Benavídez salta. Siente los dedos de Carlitos que se deslizan entre los suyos. Con desesperada impotencia comprende que el chico se le queda, sepultado bajo los tres cuerpos que se le echan encima. Abajo, los policías oyen el tiro a retaguardia y por una fracción de segundo titubean. Algunos se dan vuelta. Giunta no espera más. ¡Corre! Gavino hace lo mismo. El rebaño empieza a desgranarse. –¡Tírenles! –vocifera Rodríguez Moreno. Livraga se arroja de cabeza al suelo. Más allá, Di Chiano también se zambulle. La descarga atruena la noche. Giunta siente una bala junto al oído. Detrás oye un impacto, un gemido sordo y el golpe de un cuerpo que cae. Probablemente es Garibotti. Con prodigioso instinto, Giunta hace cuerpo a tierra y se queda inmóvil. A Carranza, que sigue de rodillas, le apoyan el fusil en la nuca y disparan. Más tarde le acribillan todo el cuerpo. Brión tiene pocas posibilidades de huir con esa tricota blanca que brilla en la noche. Ni siquiera sabemos si lo intenta. Vicente Rodríguez ha hecho cuerpo a tierra una vez. Ahora oye los vigilantes que se acercan corriendo. Trata de levantarse, pero no puede. Se ha cansado en los primeros trein-ta metros de fuga y no es fácil mover el centenar de kilos que pesa. Cuando al fin se incorpora, es tarde. La segunda descarga lo voltea. Horacio di Chiano dio dos vueltas sobre sí mismo y se quedó inmóvil, como si estuviera muerto. Oye silbar sobre su cabeza los proyectiles destinados a Rodríguez. Uno pica muy cerca de su rostro y lo cubre de tierra. Otro le perfora el pantalón sin herirlo. Giunta permanece unos treinta segundos pegado al suelo, invisible. De pronto salta como una liebre, zigzagueando. Cuando presiente la descarga, vuelve a tirarse. Casi al mismo tiempo oye otra vez el alucinante zumbido de las balas. Pero ya está lejos. Ya está a salvo. Cuando repita su maniobra, ni siquiera lo verán. Díaz escapa. No sabemos cómo, pero escapa.* Gavino corre doscientos o trescientos metros antes de pararse. En ese momento oye otra serie de detonaciones y un alarido aterrador, que perfora la noche y parece prolongarse hasta el infinito. –Dios me perdone, Lizaso –dirá más tarde, llorando, a un hermano de Carlitos–. Pero creo que era su hermano.

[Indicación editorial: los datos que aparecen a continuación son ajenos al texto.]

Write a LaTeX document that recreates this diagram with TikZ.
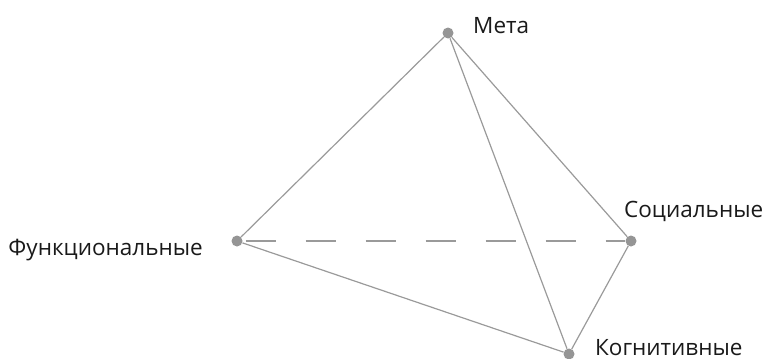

Creo que él vio todo y fue el último en morir.
–¡Si avanzas un paso, te levanto la tapa de los sesos! –le informaba a intervalos regulares–. ¡Si hablas, te levanto la tapa de los sesos! ¡Si haces un gesto, te levanto la tapa de los sesos! Su vocabulario era más bien limitado, pero convincente. De a ratos, sin embargo, lo incitaba: –Anda, movete, así te puedo pegar un tiro. El prisionero no ensayaba el menor ademán. De tanto en tanto el otro parecía cansarse y enfundaba el arma. Pero después volvía a su divertido juego. Lo empujaban deliberadamente a la locura. En los cambios de guardia se producían conversaciones en voz baja, calculadas para parecer secretas y al mismo tiempo para que el detenido alcanzara a oírlas: –Esta noche “sale”... –murmuraba uno. –¿Para dónde! –contestaba otro con una risita. –Dos veces no se salva ninguno. No le daban de comer, salvo algún sandwich, con intervalos de horas. Cuando quiso dormir, tuvo que tenderse en las heladas baldosas. Gritos que llegaban de afuera le cortaban el penoso sueño. –¡Cuidaaado, que se escaaapa! ¡Cierren todas las ventanas! Parece que lo incitaban a la fuga. Al fin y al cabo no era tan difícil. No estaba en un verdadero calabozo. Giunta no se dejó tentar.